• [WORK TO BE COMPLETED] Output every line of the data exactly as it appears.

• [SUPPLIED INFORMATION]
_ _ _ _ _ _ _
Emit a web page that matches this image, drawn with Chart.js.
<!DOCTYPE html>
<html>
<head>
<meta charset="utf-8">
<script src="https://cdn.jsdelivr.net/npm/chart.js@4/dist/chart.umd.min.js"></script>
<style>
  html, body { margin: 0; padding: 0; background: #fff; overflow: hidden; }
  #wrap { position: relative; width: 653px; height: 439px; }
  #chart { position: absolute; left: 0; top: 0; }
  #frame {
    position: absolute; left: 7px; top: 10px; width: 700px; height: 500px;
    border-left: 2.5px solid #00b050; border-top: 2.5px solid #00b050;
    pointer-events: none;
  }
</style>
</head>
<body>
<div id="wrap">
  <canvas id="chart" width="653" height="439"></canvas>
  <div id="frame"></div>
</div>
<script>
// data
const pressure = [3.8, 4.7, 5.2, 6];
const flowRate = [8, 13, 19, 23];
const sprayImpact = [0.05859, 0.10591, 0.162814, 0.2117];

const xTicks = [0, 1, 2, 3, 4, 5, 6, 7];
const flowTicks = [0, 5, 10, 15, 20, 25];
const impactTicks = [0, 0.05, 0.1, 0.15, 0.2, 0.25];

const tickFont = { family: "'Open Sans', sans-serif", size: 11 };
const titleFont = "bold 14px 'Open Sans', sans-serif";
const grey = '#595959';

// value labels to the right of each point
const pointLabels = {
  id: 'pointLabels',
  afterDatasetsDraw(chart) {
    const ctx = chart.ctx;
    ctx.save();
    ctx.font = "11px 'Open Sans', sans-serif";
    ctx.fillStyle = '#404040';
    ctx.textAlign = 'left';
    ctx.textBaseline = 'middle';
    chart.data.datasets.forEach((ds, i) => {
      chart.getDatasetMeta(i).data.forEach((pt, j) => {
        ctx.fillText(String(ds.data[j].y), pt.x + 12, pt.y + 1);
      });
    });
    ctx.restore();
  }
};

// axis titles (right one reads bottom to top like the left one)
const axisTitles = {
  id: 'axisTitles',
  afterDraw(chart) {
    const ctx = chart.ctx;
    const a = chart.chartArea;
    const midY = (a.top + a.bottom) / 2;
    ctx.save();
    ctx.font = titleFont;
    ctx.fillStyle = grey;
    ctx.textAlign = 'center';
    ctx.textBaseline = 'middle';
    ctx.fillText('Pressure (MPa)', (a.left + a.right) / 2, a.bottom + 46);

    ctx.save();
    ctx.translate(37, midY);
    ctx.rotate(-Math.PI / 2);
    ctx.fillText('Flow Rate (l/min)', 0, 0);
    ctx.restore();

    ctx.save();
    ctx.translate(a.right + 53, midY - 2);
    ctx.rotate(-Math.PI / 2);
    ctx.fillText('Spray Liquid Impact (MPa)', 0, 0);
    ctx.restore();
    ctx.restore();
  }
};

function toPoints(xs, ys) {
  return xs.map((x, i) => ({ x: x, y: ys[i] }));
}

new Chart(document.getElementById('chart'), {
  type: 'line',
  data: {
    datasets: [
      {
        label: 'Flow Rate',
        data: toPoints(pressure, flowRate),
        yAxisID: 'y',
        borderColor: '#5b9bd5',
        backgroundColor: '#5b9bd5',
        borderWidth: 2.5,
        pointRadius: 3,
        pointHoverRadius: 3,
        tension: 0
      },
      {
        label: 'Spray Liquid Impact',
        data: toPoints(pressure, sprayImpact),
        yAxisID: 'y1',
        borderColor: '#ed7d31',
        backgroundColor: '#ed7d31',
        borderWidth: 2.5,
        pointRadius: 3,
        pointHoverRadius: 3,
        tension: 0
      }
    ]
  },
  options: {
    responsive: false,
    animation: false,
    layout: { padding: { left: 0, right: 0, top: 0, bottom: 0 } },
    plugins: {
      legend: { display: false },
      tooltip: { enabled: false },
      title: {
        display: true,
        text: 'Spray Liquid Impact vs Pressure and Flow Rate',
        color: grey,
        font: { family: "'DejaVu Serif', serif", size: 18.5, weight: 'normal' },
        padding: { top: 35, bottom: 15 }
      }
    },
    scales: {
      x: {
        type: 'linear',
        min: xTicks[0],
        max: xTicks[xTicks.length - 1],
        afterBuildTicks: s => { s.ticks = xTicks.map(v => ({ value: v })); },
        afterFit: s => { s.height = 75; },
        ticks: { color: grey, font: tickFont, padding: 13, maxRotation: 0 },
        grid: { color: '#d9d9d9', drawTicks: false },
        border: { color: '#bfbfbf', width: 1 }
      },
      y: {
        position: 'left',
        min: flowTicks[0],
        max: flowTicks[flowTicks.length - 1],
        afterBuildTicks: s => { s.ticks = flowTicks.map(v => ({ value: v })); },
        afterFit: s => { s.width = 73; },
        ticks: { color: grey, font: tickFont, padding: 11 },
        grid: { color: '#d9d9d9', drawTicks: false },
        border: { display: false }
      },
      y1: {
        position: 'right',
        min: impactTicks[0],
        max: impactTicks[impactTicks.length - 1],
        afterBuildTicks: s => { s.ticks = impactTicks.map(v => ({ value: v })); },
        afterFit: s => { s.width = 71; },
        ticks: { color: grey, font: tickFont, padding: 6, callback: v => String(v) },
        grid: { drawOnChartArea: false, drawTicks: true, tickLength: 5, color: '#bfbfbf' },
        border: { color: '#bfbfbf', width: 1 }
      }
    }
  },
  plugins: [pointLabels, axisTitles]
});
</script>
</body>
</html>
_ _ _ _ _ _ _
• [EXERCISE RESULT]
Emit a web page that matches this image, drawn with Chart.js.
<!DOCTYPE html>
<html>
<head>
<meta charset="utf-8">
<script src="https://cdn.jsdelivr.net/npm/chart.js@4/dist/chart.umd.min.js"></script>
<style>
  html, body { margin: 0; padding: 0; background: #fff; overflow: hidden; }
  #wrap { position: relative; width: 653px; height: 439px; }
  #chart { position: absolute; left: 0; top: 0; }
  #frame {
    position: absolute; left: 7px; top: 10px; width: 700px; height: 500px;
    border-left: 2.5px solid #00b050; border-top: 2.5px solid #00b050;
    pointer-events: none;
  }
</style>
</head>
<body>
<div id="wrap">
  <canvas id="chart" width="653" height="439"></canvas>
  <div id="frame"></div>
</div>
<script>
// data
const pressure = [3.8, 4.7, 5.2, 6];
const flowRate = [8, 13, 19, 23];
const sprayImpact = [0.05859, 0.10591, 0.162814, 0.2117];

const xTicks = [0, 1, 2, 3, 4, 5, 6, 7];
const flowTicks = [0, 5, 10, 15, 20, 25];
const impactTicks = [0, 0.05, 0.1, 0.15, 0.2, 0.25];

const tickFont = { family: "'Open Sans', sans-serif", size: 11 };
const titleFont = "bold 14px 'Open Sans', sans-serif";
const grey = '#595959';

// value labels to the right of each point
const pointLabels = {
  id: 'pointLabels',
  afterDatasetsDraw(chart) {
    const ctx = chart.ctx;
    ctx.save();
    ctx.font = "11px 'Open Sans', sans-serif";
    ctx.fillStyle = '#404040';
    ctx.textAlign = 'left';
    ctx.textBaseline = 'middle';
    chart.data.datasets.forEach((ds, i) => {
      chart.getDatasetMeta(i).data.forEach((pt, j) => {
        ctx.fillText(String(ds.data[j].y), pt.x + 12, pt.y + 1);
      });
    });
    ctx.restore();
  }
};

// axis titles (right one reads bottom to top like the left one)
const axisTitles = {
  id: 'axisTitles',
  afterDraw(chart) {
    const ctx = chart.ctx;
    const a = chart.chartArea;
    const midY = (a.top + a.bottom) / 2;
    ctx.save();
    ctx.font = titleFont;
    ctx.fillStyle = grey;
    ctx.textAlign = 'center';
    ctx.textBaseline = 'middle';
    ctx.fillText('Pressure (MPa)', (a.left + a.right) / 2, a.bottom + 46);

    ctx.save();
    ctx.translate(37, midY);
    ctx.rotate(-Math.PI / 2);
    ctx.fillText('Flow Rate (l/min)', 0, 0);
    ctx.restore();

    ctx.save();
    ctx.translate(a.right + 53, midY - 2);
    ctx.rotate(-Math.PI / 2);
    ctx.fillText('Spray Liquid Impact (MPa)', 0, 0);
    ctx.restore();
    ctx.restore();
  }
};

function toPoints(xs, ys) {
  return xs.map((x, i) => ({ x: x, y: ys[i] }));
}

new Chart(document.getElementById('chart'), {
  type: 'line',
  data: {
    datasets: [
      {
        label: 'Flow Rate',
        data: toPoints(pressure, flowRate),
        yAxisID: 'y',
        borderColor: '#5b9bd5',
        backgroundColor: '#5b9bd5',
        borderWidth: 2.5,
        pointRadius: 3,
        pointHoverRadius: 3,
        tension: 0
      },
      {
        label: 'Spray Liquid Impact',
        data: toPoints(pressure, sprayImpact),
        yAxisID: 'y1',
        borderColor: '#ed7d31',
        backgroundColor: '#ed7d31',
        borderWidth: 2.5,
        pointRadius: 3,
        pointHoverRadius: 3,
        tension: 0
      }
    ]
  },
  options: {
    responsive: false,
    animation: false,
    layout: { padding: { left: 0, right: 0, top: 0, bottom: 0 } },
    plugins: {
      legend: { display: false },
      tooltip: { enabled: false },
      title: {
        display: true,
        text: 'Spray Liquid Impact vs Pressure and Flow Rate',
        color: grey,
        font: { family: "'DejaVu Serif', serif", size: 18.5, weight: 'normal' },
        padding: { top: 35, bottom: 15 }
      }
    },
    scales: {
      x: {
        type: 'linear',
        min: xTicks[0],
        max: xTicks[xTicks.length - 1],
        afterBuildTicks: s => { s.ticks = xTicks.map(v => ({ value: v })); },
        afterFit: s => { s.height = 75; },
        ticks: { color: grey, font: tickFont, padding: 13, maxRotation: 0 },
        grid: { color: '#d9d9d9', drawTicks: false },
        border: { color: '#bfbfbf', width: 1 }
      },
      y: {
        position: 'left',
        min: flowTicks[0],
        max: flowTicks[flowTicks.length - 1],
        afterBuildTicks: s => { s.ticks = flowTicks.map(v => ({ value: v })); },
        afterFit: s => { s.width = 73; },
        ticks: { color: grey, font: tickFont, padding: 11 },
        grid: { color: '#d9d9d9', drawTicks: false },
        border: { display: false }
      },
      y1: {
        position: 'right',
        min: impactTicks[0],
        max: impactTicks[impactTicks.length - 1],
        afterBuildTicks: s => { s.ticks = impactTicks.map(v => ({ value: v })); },
        afterFit: s => { s.width = 71; },
        ticks: { color: grey, font: tickFont, padding: 6, callback: v => String(v) },
        grid: { drawOnChartArea: false, drawTicks: true, tickLength: 5, color: '#bfbfbf' },
        border: { color: '#bfbfbf', width: 1 }
      }
    }
  },
  plugins: [pointLabels, axisTitles]
});
</script>
</body>
</html>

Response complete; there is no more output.